══ Dataset entries ══
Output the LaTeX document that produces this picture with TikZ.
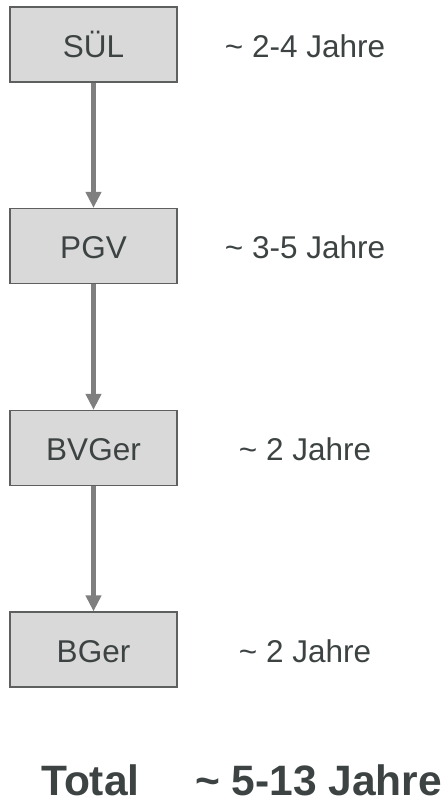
\documentclass[tikz,border=0pt]{standalone}
\usepackage{fontspec}
\setmainfont{Liberation Sans}
\usetikzlibrary{arrows.meta,positioning}
\definecolor{boxfill}{HTML}{D9D9D9}
\definecolor{boxline}{HTML}{5E6060}
\definecolor{txtgray}{HTML}{3D4343}
\definecolor{arrowgray}{HTML}{7F7F7F}

\begin{document}
\begin{tikzpicture}[x=1pt, y=1pt,
  stage/.style={draw=boxline, line width=1.2pt, fill=boxfill, minimum width=167pt, minimum height=75pt,
    inner sep=0pt, text height=30pt, text depth=4.5pt, text=txtgray, font=\fontsize{31.5}{36}\selectfont},
  dauer/.style={inner sep=0pt, text height=30pt, text depth=4.5pt, text=txtgray, font=\fontsize{31.5}{36}\selectfont},
  total/.style={inner sep=0pt, text height=31pt, text depth=0pt, anchor=base west, text=txtgray, font=\fontsize{42.5}{48}\selectfont\bfseries},
  flow/.style={draw=arrowgray, line width=5pt, -{Triangle[length=16pt, width=15pt]}}]
  \useasboundingbox (0,0) rectangle (446,-803);
  % Instances
  \node[stage] (sul)   at (93.5,-44.5) {SÜL};
  \node[stage] (pgv)   at (93.5,-246)  {PGV};
  \node[stage] (bvger) at (93.5,-448)  {BVGer};
  \node[stage] (bger)  at (93.5,-649.5) {BGer};
  % Arrows
  \draw[flow] (sul) -- (pgv);
  \draw[flow] (pgv) -- (bvger);
  \draw[flow] (bvger) -- (bger);
  % Durations
  \node[dauer] (dsul)   at (305,-44.5)  {\textasciitilde{} 2-4 Jahre};
  \node[dauer] (dpgv)   at (305,-246)   {\textasciitilde{} 3-5 Jahre};
  \node[dauer] (dbvger) at (305,-448)   {\textasciitilde{} 2 Jahre};
  \node[dauer] (dbger)  at (305,-649.5) {\textasciitilde{} 2 Jahre};
  % Sum
  \node[total] (tot)      at (41,-795)  {Total};
  \node[total] (totdauer) at (195,-795) {\textasciitilde{} 5-13 Jahre};
\end{tikzpicture}
\end{document}
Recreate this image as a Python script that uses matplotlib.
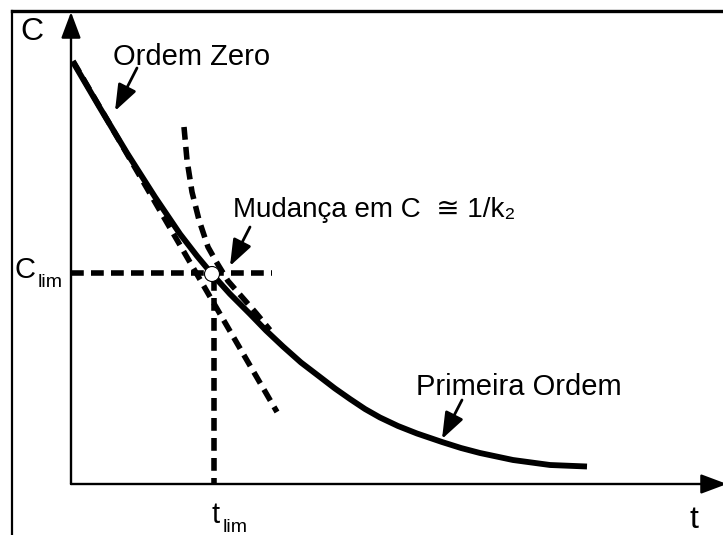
import numpy as np
import matplotlib
matplotlib.use("Agg")
import matplotlib.pyplot as plt
from matplotlib.patches import Circle

plt.rcParams['font.family'] = ['Liberation Sans', 'DejaVu Sans']

# curva de concentracao (unidades arbitrarias)
t_curve = [0.04, 0.58, 1.12, 1.68, 2.18, 2.52, 2.82, 3.18, 3.58, 3.90, 4.24,
           4.60, 4.98, 5.28, 5.58, 5.88, 6.18, 6.54, 6.92, 7.42, 7.80, 8.18,
           8.84, 9.58, 10.32]
c_curve = [8.44, 7.52, 6.62, 5.74, 5.00, 4.56, 4.20, 3.80, 3.40, 3.07, 2.75,
           2.43, 2.14, 1.91, 1.70, 1.50, 1.33, 1.16, 1.01, 0.84, 0.72, 0.62,
           0.48, 0.38, 0.35]

# tangente de ordem zero
t_zero = [0.04, 4.12]
c_zero = [8.46, 1.44]

# curva tracejada (primeira ordem)
t_first = [2.26, 2.32, 2.42, 2.56, 2.74, 2.92, 3.14, 3.42, 3.70, 3.98]
c_first = [7.14, 6.48, 5.84, 5.28, 4.74, 4.42, 4.06, 3.74, 3.42, 3.08]

t_lim = 2.84
c_lim = 4.22

fig = plt.figure(figsize=(7.23, 5.35), dpi=100)
ax = fig.add_axes([0, 0, 1, 1])
ax.set_xlim(-1.42, 13.04)
ax.set_ylim(-1.02, 9.68)
ax.axis('off')

# moldura
fig.add_artist(plt.Line2D([12 / 723, 12 / 723], [0, 1 - 11 / 535], color='black', lw=1.6))
fig.add_artist(plt.Line2D([12 / 723, 1], [1 - 11 / 535, 1 - 11 / 535], color='black', lw=2.4))

# eixos com setas
axis_arrow = dict(arrowstyle='-|>,head_length=0.8,head_width=0.3',
                  mutation_scale=20, lw=1.7, color='black', shrinkA=0, shrinkB=0)
ax.annotate('', xy=(0, 9.44), xytext=(0, 0), arrowprops=axis_arrow)
ax.annotate('', xy=(13.12, 0), xytext=(0, 0), annotation_clip=False,
            arrowprops=axis_arrow)

dash = (2.3, 1.3)
lw_d = 4.0
ax.plot([0, 4.02], [c_lim, c_lim], color='black', lw=lw_d, dashes=dash,
        dash_capstyle='butt')
ax.plot([t_lim + 0.02, t_lim + 0.02], [c_lim - 0.1, 0], color='black', lw=lw_d,
        dashes=dash, dash_capstyle='butt')
ax.plot(t_zero, c_zero, color='black', lw=lw_d, dashes=dash, dash_capstyle='butt')
ax.plot(t_first, c_first, color='black', lw=lw_d, dashes=dash, dash_capstyle='butt')
ax.plot(t_curve, c_curve, color='black', lw=4.2, solid_capstyle='butt',
        solid_joinstyle='round')

ax.add_patch(Circle((t_lim - 0.02, c_lim - 0.02), 0.15, facecolor='white',
                    edgecolor='black', lw=0.8, zorder=5))

# textos
fs = 21
ax.text(-1.02, 8.88, 'C', fontsize=23, ha='left', va='baseline')
ax.text(0.84, 8.38, 'Ordem Zero', fontsize=fs, ha='left', va='baseline')
ax.text(3.24, 5.34, 'Mudança em C  ≅ 1/k₂', fontsize=fs - 1, ha='left', va='baseline')
ax.text(6.9, 1.78, 'Primeira Ordem', fontsize=fs, ha='left', va='baseline')
ax.text(-1.12, 4.12, 'C', fontsize=fs, ha='left', va='baseline')
ax.text(-0.66, 3.94, 'lim', fontsize=14, ha='left', va='baseline')
ax.text(2.80, -0.78, 't', fontsize=fs, ha='left', va='baseline')
ax.text(3.04, -0.96, 'lim', fontsize=14, ha='left', va='baseline')
ax.text(12.38, -0.88, 't', fontsize=23, ha='left', va='baseline')

arrow = dict(arrowstyle='-|>,head_length=0.8,head_width=0.3', mutation_scale=20,
             lw=2.0, color='black', shrinkA=0, shrinkB=0)
ax.annotate('', xy=(0.88, 7.46), xytext=(1.32, 8.32), arrowprops=arrow)
ax.annotate('', xy=(3.18, 4.36), xytext=(3.58, 5.14), arrowprops=arrow)
ax.annotate('', xy=(7.42, 0.90), xytext=(7.82, 1.68), arrowprops=arrow)

fig.savefig('out.png', dpi=100)
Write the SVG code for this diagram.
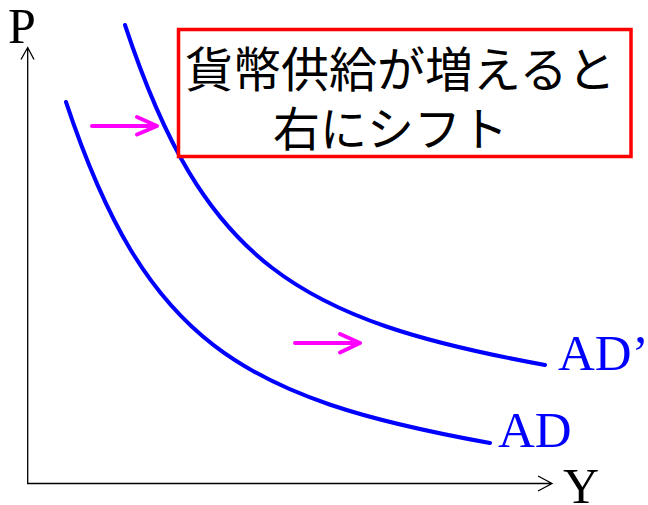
<svg xmlns="http://www.w3.org/2000/svg" width="648" height="505" viewBox="0 0 648 505">
<style>
.axis{fill:none;stroke:#000;stroke-width:1.3}
.curve{fill:none;stroke:#0000FF;stroke-width:4;stroke-linecap:round}
.shift{fill:none;stroke:#FF00FF;stroke-width:4;stroke-linecap:round;stroke-linejoin:round}
.lbl{font-family:"Liberation Serif","Times New Roman",serif}
.jp{font-family:"Noto Sans CJK JP","Noto Sans",sans-serif;fill:#000}
</style>
<rect width="648" height="505" fill="#fff"/>
<g id="axes">
<path class="axis" d="M27.7,484 V47.5 M21,59.5 L27.7,47.5 L34,59.5"/>
<path class="axis" d="M27,483.5 H552 M538,476 L552,483.5 L538,491"/>
<text class="lbl" x="8" y="43" font-size="50" fill="#000">P</text>
<text class="lbl" x="563" y="503" font-size="50" fill="#000">Y</text>
</g>
<g id="connectors">
<path id="AD-curve" class="curve" d="M66,102 C146,342 240,398 490,443"/>
<path id="ADp-curve" class="curve" d="M125,25 C204,264 298,320 545,365"/>
<path class="shift" d="M92,126 H157 M137,117 L157,126 L137,134.5"/>
<path class="shift" d="M295,343 H360 M340,334 L360,343 L340,352.5"/>
</g>
<g id="AD-label">
<text class="lbl" x="498" y="447" font-size="51" fill="#0000FF">AD</text>
</g>
<g id="ADp-label">
<text class="lbl" x="558" y="370" font-size="51" fill="#0000FF">AD’</text>
</g>
<g id="note">
<rect x="178.5" y="29.5" width="452.5" height="127" fill="#fff" stroke="#FF0000" stroke-width="3.5"/>
<text class="jp" x="185" y="87" font-size="48">貨幣供給が増えると</text>
<text class="jp" x="273" y="146" font-size="47">右にシフト</text>
</g>
</svg>
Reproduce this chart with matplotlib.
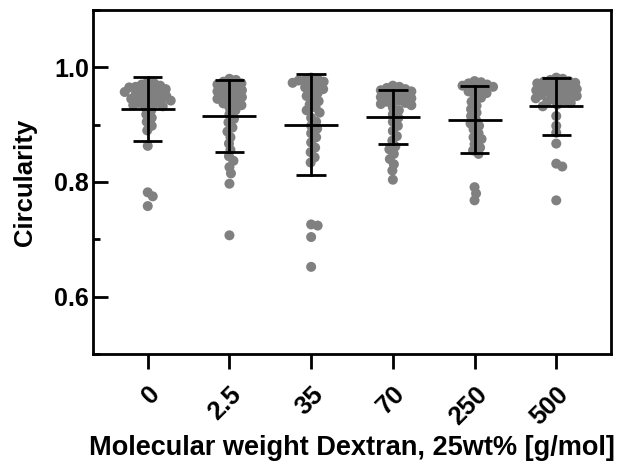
═══
• _What needs to be done_
Your task is to retype exactly the lines from the one containing "Recreate this image" through the one containing "plt.rcParams['font.family'] = ['Liberation", leaving every picture out.

• _Problem solution_
Recreate this image as a Python script that uses matplotlib.
import numpy as np
import matplotlib
matplotlib.use("Agg")
import matplotlib.pyplot as plt
from matplotlib.patches import Circle

plt.rcParams['font.family'] = ['Liberation Sans', 'DejaVu Sans']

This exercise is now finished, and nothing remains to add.